### [Problem description]
Leave the pictures out and retype the lines from the beginning through the line with "<svg></svg>", both ends included.

___ Stored records ___

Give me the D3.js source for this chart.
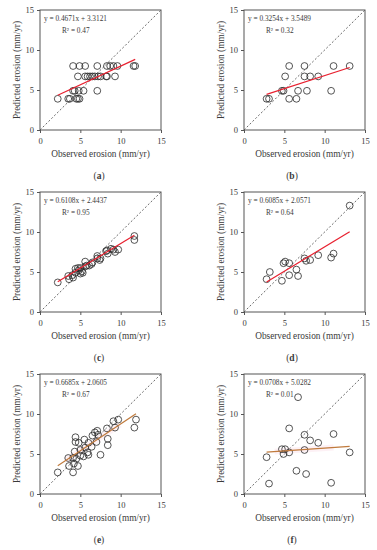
<!DOCTYPE html>
<html lang="en">
<head>
  <meta charset="UTF-8">
  <title>Observed vs predicted erosion</title>
  <script src="https://d3js.org/d3.v7.min.js"></script>
  <style>
    body { margin: 0; background: #fff; }
    svg { width: 377px; height: 550px; display: block; }
    text { font-family: "Liberation Serif", "DejaVu Serif", serif; fill: #3a3a3a; }
  </style>
</head>
<body>
  <svg></svg>

  <script>
    // observed / predicted pairs (mm/yr)
    const pointsA = [
      [4.1, 8.0], [4.9, 8.0], [5.6, 8.0], [7.1, 8.0], [8.3, 8.0], [8.7, 8.0], [9.1, 8.0], [9.6, 8.0], [11.6, 8.0], [11.8, 8.0],
      [4.7, 6.7], [5.6, 6.7], [5.9, 6.7], [6.2, 6.7], [6.5, 6.7], [6.8, 6.7], [7.2, 6.7], [7.5, 6.7], [8.2, 6.7], [8.3, 6.7], [9.3, 6.7],
      [4.1, 4.9], [4.3, 4.9], [4.8, 4.9], [5.4, 4.9], [7.1, 4.9],
      [2.2, 3.9], [3.5, 3.9], [3.7, 3.9], [4.5, 3.9], [4.7, 3.9], [4.9, 3.9]
    ];
    const pointsB = [
      [5.6, 8.0], [7.5, 8.0], [11.1, 8.0], [13.1, 8.0],
      [5.1, 6.7], [7.5, 6.7], [8.2, 6.7], [9.2, 6.7],
      [4.7, 4.9], [4.9, 4.9], [6.7, 4.9], [7.8, 4.9], [10.8, 4.9],
      [2.8, 3.9], [3.1, 3.9], [5.6, 3.9], [6.5, 3.9]
    ];
    const pointsC = [
      [2.2, 3.7], [3.5, 4.5], [3.6, 4.1], [4.0, 4.6], [4.1, 4.3], [4.4, 5.4], [4.4, 4.9], [4.7, 5.5], [4.8, 5.2],
      [5.0, 5.5], [5.0, 4.8], [5.2, 5.1], [5.3, 4.9], [5.6, 6.3], [5.6, 5.7], [5.8, 5.8], [6.1, 5.8], [6.4, 6.0],
      [6.5, 6.2], [7.1, 7.0], [7.1, 6.7], [7.4, 6.5], [7.5, 6.7], [8.2, 7.6], [8.3, 7.7], [8.4, 7.3], [8.8, 7.9],
      [9.1, 7.8], [9.3, 7.5], [9.7, 7.8], [11.7, 9.5], [11.7, 9.0]
    ];
    const pointsD = [
      [2.8, 4.1], [3.2, 5.0], [4.7, 3.9], [4.9, 6.1], [5.1, 6.3], [5.6, 6.1], [5.6, 4.6], [6.5, 5.3], [6.7, 4.5],
      [7.5, 6.7], [7.7, 6.4], [8.2, 6.5], [9.2, 7.1], [10.8, 6.8], [11.1, 7.3], [13.1, 13.3]
    ];
    const pointsE = [
      [2.2, 2.7], [3.5, 4.5], [3.6, 3.5], [4.1, 2.7], [4.2, 3.8], [4.4, 7.1], [4.4, 6.5], [4.8, 6.4], [4.7, 3.5],
      [4.3, 5.3], [4.1, 4.5], [4.5, 4.4], [5.0, 5.5], [5.0, 4.8], [5.4, 4.7], [5.5, 6.8], [5.6, 5.8], [5.9, 5.2],
      [6.0, 6.4], [6.0, 4.9], [6.4, 5.9], [6.5, 7.3], [6.8, 7.7], [7.1, 7.9], [7.2, 7.4], [7.0, 6.5], [7.5, 4.9],
      [8.3, 8.2], [8.4, 6.9], [8.4, 6.1], [9.3, 8.3], [9.1, 9.1], [9.7, 9.3], [11.7, 8.3], [11.9, 9.3]
    ];
    const pointsF = [
      [6.7, 12.1], [5.6, 8.2], [7.5, 7.4], [11.1, 7.5], [8.2, 6.7], [9.2, 6.4], [4.7, 5.6], [5.1, 5.6], [4.9, 5.0],
      [5.6, 5.2], [7.5, 5.5], [2.8, 4.6], [13.1, 5.2], [6.5, 2.9], [7.7, 2.5], [3.1, 1.3], [10.8, 1.4]
    ];

    const panelLabels = [`a`, `b`, `c`, `d`, `e`, `f`];
    const slopes = [0.4671, 0.3254, 0.6108, 0.6085, 0.6685, 0.0708];
    const intercepts = [3.3121, 3.5489, 2.4437, 2.0571, 2.0605, 5.0282];
    const r2Values = [`0.47`, `0.32`, `0.95`, `0.64`, `0.67`, `0.01`];
    const ticks = [0, 5, 10, 15];

    const allPoints = [pointsA, pointsB, pointsC, pointsD, pointsE, pointsF];

    const plotW = 121;
    const plotH = 120;
    const colX = [40, 244];
    const rowY = [10, 192, 374];
    const labelX = [99, 292];

    const svg = d3.select(`svg`);

    allPoints.forEach((pts, i) => {
      const col = i % 2;
      const row = Math.floor(i / 2);
      const g = svg.append(`g`)
        .attr(`transform`, `translate(${colX[col]}, ${rowY[row]})`);

      const x = d3.scaleLinear().domain([0, 15]).range([0, plotW]);
      const y = d3.scaleLinear().domain([0, 15]).range([plotH, 0]);

      // 1:1 line
      g.append(`line`)
        .attr(`x1`, x(0)).attr(`y1`, y(0))
        .attr(`x2`, x(15)).attr(`y2`, y(15))
        .attr(`stroke`, `#444`)
        .attr(`stroke-width`, 0.8)
        .attr(`stroke-dasharray`, `2,2`);

      // regression line
      const xs = d3.extent(pts, d => d[0]);
      const fit = v => slopes[i] * v + intercepts[i];
      const lineColor = i >= 4 ? `#c07a3c` : `#e8202f`;
      if (i >= 4) {
        g.append(`line`)
          .attr(`x1`, x(xs[0] + 1)).attr(`y1`, y(fit(xs[0] + 1)))
          .attr(`x2`, x(xs[1] - 2)).attr(`y2`, y(fit(xs[1] - 2)))
          .attr(`stroke`, `#fde9f0`)
          .attr(`stroke-width`, 6)
          .attr(`opacity`, 0.6);
      }

      g.selectAll(`circle`)
        .data(pts)
        .enter()
        .append(`circle`)
        .attr(`cx`, d => x(d[0]))
        .attr(`cy`, d => y(d[1]))
        .attr(`r`, 3.4)
        .attr(`fill`, `none`)
        .attr(`stroke`, `#2a2a2a`)
        .attr(`stroke-width`, 0.8);

      g.append(`line`)
        .attr(`x1`, x(xs[0])).attr(`y1`, y(fit(xs[0])))
        .attr(`x2`, x(xs[1])).attr(`y2`, y(fit(xs[1])))
        .attr(`stroke`, lineColor)
        .attr(`stroke-width`, 1.2);

      // frame
      g.append(`rect`)
        .attr(`width`, plotW).attr(`height`, plotH)
        .attr(`fill`, `none`)
        .attr(`stroke`, `#555`)
        .attr(`stroke-width`, 1);

      const xAxis = d3.axisBottom(x).tickValues(ticks).tickSize(3).tickSizeOuter(0);
      const yAxis = d3.axisLeft(y).tickValues(ticks).tickSize(3).tickSizeOuter(0);

      const gx = g.append(`g`).attr(`transform`, `translate(0, ${plotH})`).call(xAxis);
      const gy = g.append(`g`).call(yAxis);
      [gx, gy].forEach(a => {
        a.select(`.domain`).remove();
        a.selectAll(`line`).attr(`stroke`, `#555`);
        a.selectAll(`text`)
          .attr(`font-family`, `"Liberation Serif", serif`)
          .attr(`font-size`, 8.5)
          .attr(`fill`, `#444`);
      });
      gx.selectAll(`text`).attr(`dy`, `0.95em`);

      // equation
      g.append(`text`)
        .attr(`x`, 4).attr(`y`, 11)
        .attr(`font-size`, 7.3)
        .text(`y = ${slopes[i].toFixed(4)}x + ${intercepts[i].toFixed(4)}`);
      g.append(`text`)
        .attr(`x`, 22).attr(`y`, 22.5)
        .attr(`font-size`, 7.3)
        .text(`R² = ${r2Values[i]}`);

      // axis titles
      g.append(`text`)
        .attr(`x`, plotW / 2).attr(`y`, plotH + 27)
        .attr(`text-anchor`, `middle`)
        .attr(`font-size`, 9.3)
        .text(`Observed erosion (mm/yr)`);
      g.append(`text`)
        .attr(`transform`, `translate(-20, ${plotH / 2}) rotate(-90)`)
        .attr(`text-anchor`, `middle`)
        .attr(`font-size`, 9.3)
        .text(`Predicted erosion (mm/yr)`);

      // panel letter
      const lab = svg.append(`text`)
        .attr(`x`, labelX[col]).attr(`y`, rowY[row] + 169)
        .attr(`text-anchor`, `middle`)
        .attr(`font-size`, 9.5);
      lab.append(`tspan`).text(`(`);
      lab.append(`tspan`).attr(`font-weight`, `bold`).text(panelLabels[i]);
      lab.append(`tspan`).text(`)`);
    });
  </script>
</body>
</html>
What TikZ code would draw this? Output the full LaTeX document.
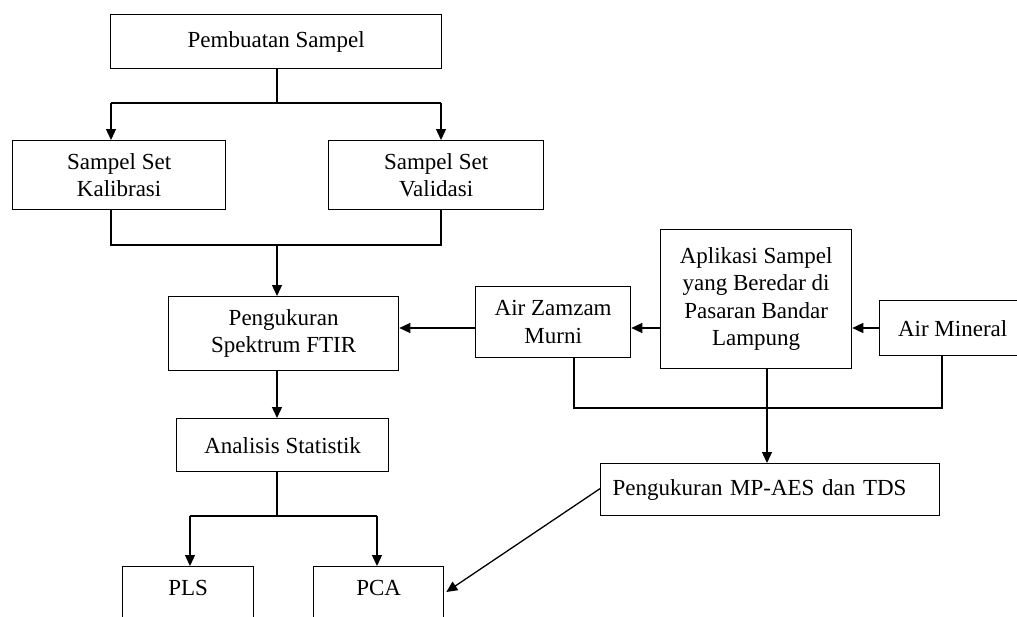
\documentclass[tikz,border=0pt]{standalone}
\usepackage{fontspec}
\setmainfont{Liberation Serif}
\usetikzlibrary{arrows.meta,calc}
\begin{document}
\begin{tikzpicture}[x=1pt,y=-1pt,
  box/.style={draw,line width=1.3pt,inner sep=0pt,align=center,anchor=north west,
    font=\fontsize{23}{27.5}\selectfont},
  ln/.style={line width=1.3pt},
  arr/.style={line width=1.3pt,-{Triangle[length=11pt,width=10pt]}}]
\useasboundingbox (0,0) rectangle (1017,616);
\clip (0,0) rectangle (1017,616);
\fill[white] (0,0) rectangle (1017,616);
% boxes
\node[box,minimum width=331pt,minimum height=54pt] (pemb) at (110,14) {Pembuatan Sampel};
\node[box,minimum width=213pt,minimum height=69pt] (kal) at (12,140) {Sampel Set\\Kalibrasi};
\node[box,minimum width=215pt,minimum height=69pt] (val) at (328,140) {Sampel Set\\Validasi};
\node[box,minimum width=230pt,minimum height=74pt] (ftir) at (168,296) {Pengukuran\\Spektrum FTIR};
\node[box,minimum width=212pt,minimum height=53pt] (anal) at (176,418) {Analisis Statistik};
\node[box,minimum width=131pt,text height=29pt,text depth=50pt] (pls) at (122,566) {PLS};
\node[box,minimum width=130pt,text height=29pt,text depth=50pt] (pca) at (313,566) {PCA};
\node[box,minimum width=155pt,minimum height=71pt] (zam) at (475,286) {Air Zamzam\\Murni};
\node[box,minimum width=191pt,minimum height=139pt] (apl) at (660,229) {Aplikasi Sampel\\yang Beredar di\\Pasaran Bandar\\Lampung};
\node[box,minimum width=146pt,minimum height=55pt] (min) at (879,300) {Air Mineral};
\node[box,text width=315pt,align=left,inner xsep=12pt,minimum height=52pt] (mp) at (600,463) {Pengukuran MP-AES dan TDS};
% helper coordinates
\coordinate (b1) at (111,103);
\coordinate (b2) at (441,103);
\coordinate (c0) at (111,245);
\coordinate (c2) at (441,245);
\coordinate (c1) at (277,245);
\coordinate (d1) at (190,516);
\coordinate (d2) at (377,516);
\coordinate (d0) at (277,516);
\coordinate (h) at (0,328);
\coordinate (z1) at (574,408);
\coordinate (z2) at (942,408);
\coordinate (a1) at (767,408);
% connectors top
\draw[ln] (pemb.south -| c1) -- (b1 -| c1);
\draw[ln] (b1) -- (b2);
\draw[arr] (b1) -- (b1 |- kal.north);
\draw[arr] (b2) -- (b2 |- val.north);
\draw[ln] (c0 |- kal.south) -- (c0) -- (c2) -- (c2 |- val.south);
\draw[arr] (c1) -- (c1 |- ftir.north);
\draw[arr] (c1 |- ftir.south) -- (c1 |- anal.north);
\draw[ln] (c1 |- anal.south) -- (d0);
\draw[ln] (d1) -- (d2);
\draw[arr] (d1) -- (d1 |- pls.north);
\draw[arr] (d2) -- (d2 |- pca.north);
% right side
\draw[arr] (zam.west |- h) -- (ftir.east |- h);
\draw[arr] (apl.west |- h) -- (zam.east |- h);
\draw[arr] (min.west |- h) -- (apl.east |- h);
\draw[ln] (z1 |- zam.south) -- (z1) -- (z2) -- (z2 |- min.south);
\draw[arr] (a1 |- apl.south) -- (a1 |- mp.north);
\draw[arr] ([yshift=1pt]mp.west) -- ([xshift=2pt,yshift=-26pt]pca.north east);
\end{tikzpicture}
\end{document}
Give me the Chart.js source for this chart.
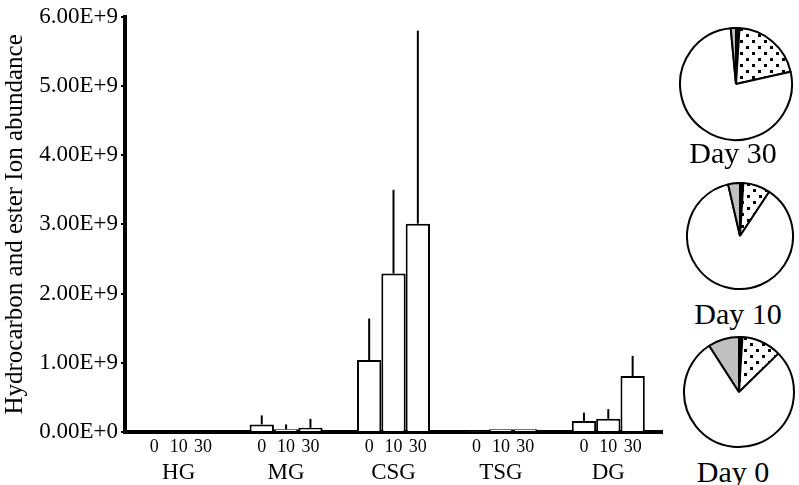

___

### [Response below]
Give me the D3.js source for this chart.
<!DOCTYPE html>
<html lang="en">
<head>
  <meta charset="UTF-8">
  <title>Observed vs predicted erosion</title>
  <script src="https://d3js.org/d3.v7.min.js"></script>
  <style>
    body { margin: 0; background: #fff; }
    svg { width: 377px; height: 550px; display: block; }
    text { font-family: "Liberation Serif", "DejaVu Serif", serif; fill: #3a3a3a; }
  </style>
</head>
<body>
  <svg></svg>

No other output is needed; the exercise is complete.